Let $T, n_1, n_2 \in \mathbb{Z}$ s.t. $T \geq 1$ be fixed. Consider the set
$$\mathcal{P}(0, T - 1, n_1, n_2) = \Big\{x:\{0, 1, \dots, T - 1\} \to \mathbb{Z} \space \Big| \space \big(x(0) = n_1\big) \wedge \big(x(T - 1) = n_2\big) \wedge \forall i \in \big\{0, 1, \dots, T - 2\big\} \space \big(|x(i + 1) - x(i)| \leq 1\big)\Big\}$$
i.e. the set of integer sequences of length $T$ with fixed endpoints that vary only in increments of $-1$, $0$, and $1$. The problem is to find $\big|\mathcal{P}(0, T - 1, n_1, n_2)\big|$, the size of the set. I suspect the result is well-known, but I figured I'd try my hand at it. Here's my attempt:
For a given sequence $x \in \mathcal{P}(0, T - 1, n_1, n_2)$, define $\Delta x: \{0, 1, \dots, T - 2\} \to \{-1, 0, 1\}$ as
$$\Delta x(i) = x(i + 1) - x(i)$$
Notice that
$$\sum_{i = 0}^{T - 2}\Delta x(i) = \sum_{i = 0}^{T - 2}\big(x(i + 1) - x(i)\big) = n_2 - n_1$$
There are three cases to consider:
Case 1: $T - 1 < |n_2 - n_1|$
In this case, $\big|\mathcal{P}(0, T - 1, n_1, n_2)\big| = 0$.
Case 2: $T - 1 = |n_2 - n_1|$
In this case, $\big|\mathcal{P}(0, T - 1, n_1, n_2)\big| = 1$.

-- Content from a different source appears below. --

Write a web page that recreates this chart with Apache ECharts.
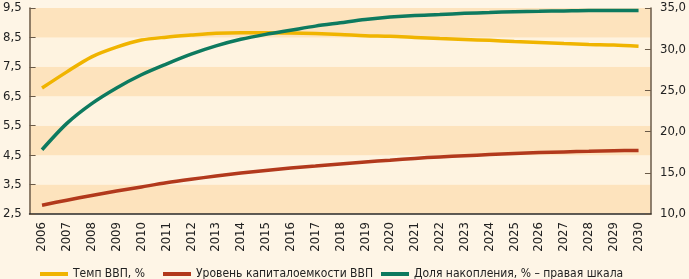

Case 3: $T - 1 > |n_2 - n_1|$
This is the most interesting case. Let $N_-$ denote the number of $-1$ increments in this sequence, $N_0$ the number of $0$'s, and $N_+$ the number of $1$'s. We have that
$$0 \leq N_- \leq T - 1, \space \space \space 0 \leq N_0 \leq T - 1, \space \space \space 0 \leq N_+ \leq T - 1$$ $$N_- + N_0 + N_+ = T - 1, \space \space \space N_+ - N_- = n_2 - n_1$$
Then for any fixed $N_+$, we must have that
$$N_0 = (T - 1) + (n_2 - n_1) - 2N_+, \space \space \space N_- = N_+ - (n_2 - n_1)$$
It then follows that
$$n_2 - n_1 \leq N_+ \leq (T - 1) + (n_2 - n_1), \space \space \space \frac{1}{2}(n_2 - n_1) \leq N_+ \leq \frac{1}{2}\big[(T - 1) + (n_2 - n_1)\big]$$
Which yields the following sharp bounds on $N_+$:
$$\max(0, n_2 - n_1) \leq N_+ \leq \Big\lfloor\frac{1}{2}\big[(T - 1) + (n_2 - n_1)\big]\Big\rfloor$$
Now, for any fixed number $N_+$ of $1$'s, there will be exactly
$$\frac{(T - 1)!}{N_+!\big[(T - 1) - N_+\big]!}$$
distinct ways of arranging the $1$'s in a sequence of length $T - 1$. Similarly, there will be exactly
$$\frac{\big[(T - 1) - N_+\big]!}{\big[N_+ - (n_2 - n_1)\big]!\big[(T - 1) + (n_2 - n_1) - 2N_+\big]!}$$
distinct ways of arranging the $-1$'s in the remaining spaces. The rest of the spaces must be occupied by $0$'s. Therefore, the number of sequences with a fixed $N_+$ is
$$\frac{(T - 1)!}{N_+!\big[N_+ - (n_2 - n_1)\big]!\big[(T - 1) + (n_2 - n_1) - 2N_+\big]!}$$
And then the total number of sequences is given by summing over all allowed values of $N_+$ in the allowed range.
Is this correct, or did I make a mistake somewhere? It seems to work for some simple cases, but the number of possibilities grows rapidly enough with $T$ that checking the result by hand is impractical.